Question: What is the equation for the upper-confidence-bound (UCB) action selection method in the N-armed bandit problem?

A) $A_t = \text{argmax}_a Q_t(a)$ <br>
B) $A_t = \text{argmax}_a N_t(a)$ <br>
C) $A_t = \text{argmax}_a \frac{Q_t(a)}{N_t(a)}$ <br>
D) $A_t = \text{argmax}_a \left(Q_t(a) + c \sqrt{\frac{\log(t)}{N_t(a)}}\right)$ <br>

Explanation: The equation for the upper-confidence-bound (UCB) action selection method in the N-armed bandit problem is indeed given by option D.

In this equation, $A_t$ represents the action chosen at time step $t$, $\text{argmax}_a$ denotes the action that maximizes the expression inside the argument, $Q_t(a)$ is the estimated action value for action $a$ at time step $t$, $N_t(a)$ represents the number of times action $a$ has been selected up to time step $t$, $c$ is a hyperparameter that controls the trade-off between exploration and exploitation, and $\log(t)$ is the natural logarithm of the total number of time steps $t$.

The UCB action selection method balances exploration and exploitation by adding an exploration term to the estimated action value.
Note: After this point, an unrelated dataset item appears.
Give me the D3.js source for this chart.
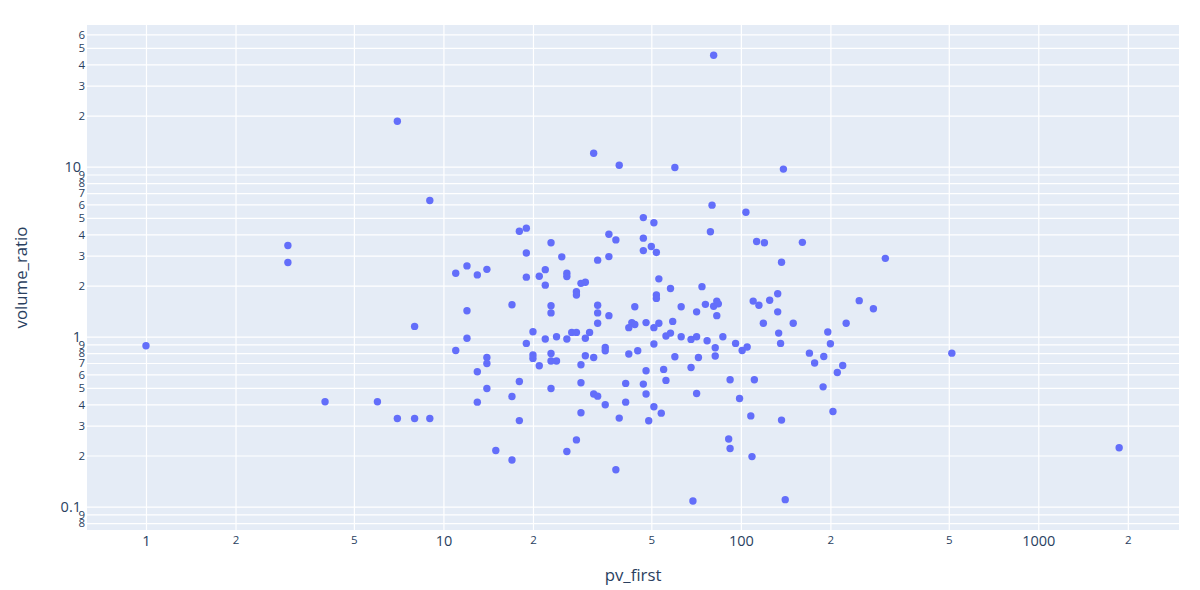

The exploration term is based on the uncertainty of the estimate, which is quantified by the confidence interval. The term $c \sqrt{\frac{\log(t)}{N_t(a)}}$ represents the exploration bonus, where the exploration increases as the number of times an action has been selected decreases or as the total number of time steps $t$ increases.

Therefore, the correct equation for the UCB action selection method is D) $A_t = \text{argmax}_a \left(Q_t(a) + c \sqrt{\frac{\log(t)}{N_t(a)}}\right)$.